• PROBLEM REQUIREMENTS: Identify all lines in the listing that include the word "this", and copy them out.

(Code that draws figures)
☆ ☆ ☆ ☆

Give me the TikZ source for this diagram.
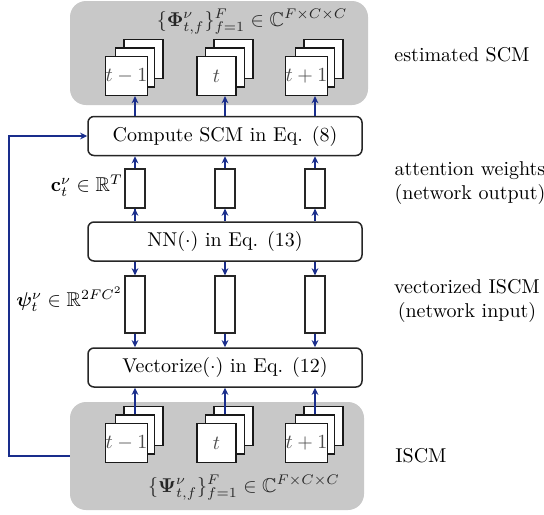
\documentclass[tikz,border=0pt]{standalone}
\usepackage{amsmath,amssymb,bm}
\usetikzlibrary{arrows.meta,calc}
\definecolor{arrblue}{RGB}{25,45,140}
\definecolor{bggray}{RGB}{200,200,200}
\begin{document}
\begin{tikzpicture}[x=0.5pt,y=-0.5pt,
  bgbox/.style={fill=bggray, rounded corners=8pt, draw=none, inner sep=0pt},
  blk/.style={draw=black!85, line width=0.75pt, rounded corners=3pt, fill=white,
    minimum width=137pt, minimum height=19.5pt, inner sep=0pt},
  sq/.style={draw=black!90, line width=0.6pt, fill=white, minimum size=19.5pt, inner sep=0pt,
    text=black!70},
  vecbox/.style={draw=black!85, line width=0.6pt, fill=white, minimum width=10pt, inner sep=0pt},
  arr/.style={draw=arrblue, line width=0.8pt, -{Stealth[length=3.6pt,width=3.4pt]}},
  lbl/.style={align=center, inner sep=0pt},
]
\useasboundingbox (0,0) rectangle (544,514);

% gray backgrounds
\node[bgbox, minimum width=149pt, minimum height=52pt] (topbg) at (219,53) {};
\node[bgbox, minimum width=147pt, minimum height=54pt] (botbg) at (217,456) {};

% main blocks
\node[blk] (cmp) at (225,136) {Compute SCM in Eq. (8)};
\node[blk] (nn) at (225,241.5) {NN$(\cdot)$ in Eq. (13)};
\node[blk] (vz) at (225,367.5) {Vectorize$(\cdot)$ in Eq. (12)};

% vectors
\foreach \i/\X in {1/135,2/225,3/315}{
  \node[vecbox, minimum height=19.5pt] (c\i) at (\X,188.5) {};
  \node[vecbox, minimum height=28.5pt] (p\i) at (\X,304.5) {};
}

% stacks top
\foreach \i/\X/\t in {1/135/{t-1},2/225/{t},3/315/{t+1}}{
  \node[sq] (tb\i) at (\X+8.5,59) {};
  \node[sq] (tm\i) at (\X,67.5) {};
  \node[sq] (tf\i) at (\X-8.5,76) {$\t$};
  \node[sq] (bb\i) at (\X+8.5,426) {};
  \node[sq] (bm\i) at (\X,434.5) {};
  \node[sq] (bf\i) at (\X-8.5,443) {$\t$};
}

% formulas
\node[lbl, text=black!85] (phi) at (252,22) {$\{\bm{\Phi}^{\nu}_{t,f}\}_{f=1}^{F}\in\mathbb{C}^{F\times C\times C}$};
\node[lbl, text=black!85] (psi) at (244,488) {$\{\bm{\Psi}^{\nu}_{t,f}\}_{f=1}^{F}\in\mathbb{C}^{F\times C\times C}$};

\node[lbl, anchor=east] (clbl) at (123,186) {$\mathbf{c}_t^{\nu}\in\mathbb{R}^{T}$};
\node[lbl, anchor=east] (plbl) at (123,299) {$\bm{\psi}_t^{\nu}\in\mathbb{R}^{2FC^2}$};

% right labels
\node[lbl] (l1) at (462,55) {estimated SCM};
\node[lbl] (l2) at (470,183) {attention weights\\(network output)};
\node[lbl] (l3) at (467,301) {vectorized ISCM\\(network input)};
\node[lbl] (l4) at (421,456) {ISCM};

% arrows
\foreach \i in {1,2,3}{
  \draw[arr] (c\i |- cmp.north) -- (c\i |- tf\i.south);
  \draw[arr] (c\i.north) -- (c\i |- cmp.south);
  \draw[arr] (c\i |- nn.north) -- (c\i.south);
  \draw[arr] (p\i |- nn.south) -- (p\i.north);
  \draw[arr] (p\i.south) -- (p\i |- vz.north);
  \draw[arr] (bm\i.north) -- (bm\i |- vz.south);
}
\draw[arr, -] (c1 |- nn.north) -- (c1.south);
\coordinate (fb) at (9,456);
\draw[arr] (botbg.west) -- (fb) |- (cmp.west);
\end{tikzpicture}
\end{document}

☆ ☆ ☆ ☆

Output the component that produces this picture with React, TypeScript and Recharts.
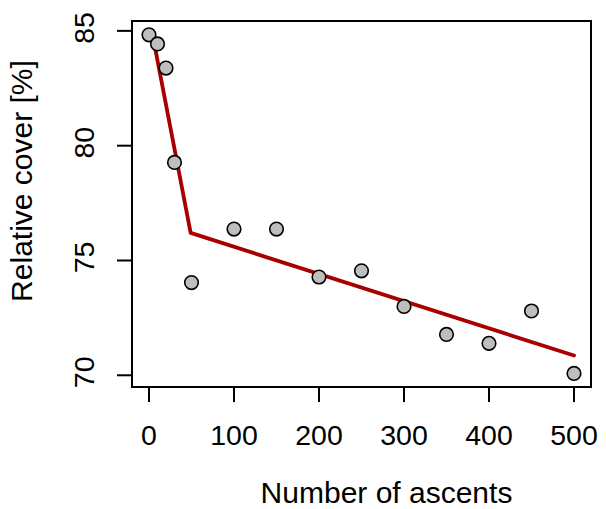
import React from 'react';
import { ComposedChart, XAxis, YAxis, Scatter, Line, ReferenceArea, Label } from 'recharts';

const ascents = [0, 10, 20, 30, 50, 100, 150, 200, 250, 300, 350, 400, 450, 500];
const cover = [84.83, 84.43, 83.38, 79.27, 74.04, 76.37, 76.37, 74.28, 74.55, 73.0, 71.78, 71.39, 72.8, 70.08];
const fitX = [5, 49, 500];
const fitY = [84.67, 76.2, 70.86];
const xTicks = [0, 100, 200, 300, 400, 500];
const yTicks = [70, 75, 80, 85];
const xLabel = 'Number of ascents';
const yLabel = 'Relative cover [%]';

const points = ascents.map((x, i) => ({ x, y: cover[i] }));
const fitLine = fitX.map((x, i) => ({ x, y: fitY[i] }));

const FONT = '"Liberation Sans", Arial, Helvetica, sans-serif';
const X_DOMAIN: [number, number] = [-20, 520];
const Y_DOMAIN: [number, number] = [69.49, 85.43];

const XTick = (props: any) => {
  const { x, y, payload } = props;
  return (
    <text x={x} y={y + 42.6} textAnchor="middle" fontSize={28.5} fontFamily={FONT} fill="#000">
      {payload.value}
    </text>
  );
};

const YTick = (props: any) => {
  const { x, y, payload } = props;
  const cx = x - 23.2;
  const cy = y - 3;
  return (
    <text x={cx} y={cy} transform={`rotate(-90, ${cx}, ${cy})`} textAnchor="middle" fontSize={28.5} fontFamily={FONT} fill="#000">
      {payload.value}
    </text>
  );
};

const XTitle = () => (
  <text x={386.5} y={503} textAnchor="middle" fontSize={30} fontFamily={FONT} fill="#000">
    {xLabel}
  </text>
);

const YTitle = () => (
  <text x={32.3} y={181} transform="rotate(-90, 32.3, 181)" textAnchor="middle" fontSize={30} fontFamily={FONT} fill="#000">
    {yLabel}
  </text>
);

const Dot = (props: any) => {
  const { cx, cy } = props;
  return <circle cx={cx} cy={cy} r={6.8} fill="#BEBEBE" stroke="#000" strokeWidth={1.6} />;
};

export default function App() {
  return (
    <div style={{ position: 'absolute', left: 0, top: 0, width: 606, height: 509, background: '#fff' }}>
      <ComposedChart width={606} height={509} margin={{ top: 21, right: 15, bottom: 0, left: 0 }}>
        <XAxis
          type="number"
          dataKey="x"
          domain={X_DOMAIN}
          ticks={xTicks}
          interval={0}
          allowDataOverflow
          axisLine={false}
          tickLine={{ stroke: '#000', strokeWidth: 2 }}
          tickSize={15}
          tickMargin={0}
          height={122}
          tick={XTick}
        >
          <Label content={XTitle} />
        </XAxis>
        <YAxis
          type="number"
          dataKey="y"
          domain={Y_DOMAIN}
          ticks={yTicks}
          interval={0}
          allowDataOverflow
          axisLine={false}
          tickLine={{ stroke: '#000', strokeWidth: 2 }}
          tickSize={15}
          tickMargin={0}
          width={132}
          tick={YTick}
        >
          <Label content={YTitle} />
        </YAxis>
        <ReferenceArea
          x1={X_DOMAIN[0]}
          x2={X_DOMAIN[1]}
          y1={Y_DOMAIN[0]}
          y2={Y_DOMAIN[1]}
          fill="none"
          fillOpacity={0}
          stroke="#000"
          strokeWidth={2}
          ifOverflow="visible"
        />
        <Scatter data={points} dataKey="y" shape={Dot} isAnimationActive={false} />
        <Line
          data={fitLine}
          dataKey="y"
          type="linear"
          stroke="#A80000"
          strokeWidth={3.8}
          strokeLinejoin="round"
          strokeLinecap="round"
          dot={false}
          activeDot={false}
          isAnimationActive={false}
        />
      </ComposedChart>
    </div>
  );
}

☆ ☆ ☆ ☆

• FULL RESPONSE:
Give me the TikZ source for this diagram.
Output the component that produces this picture with React, TypeScript and Recharts.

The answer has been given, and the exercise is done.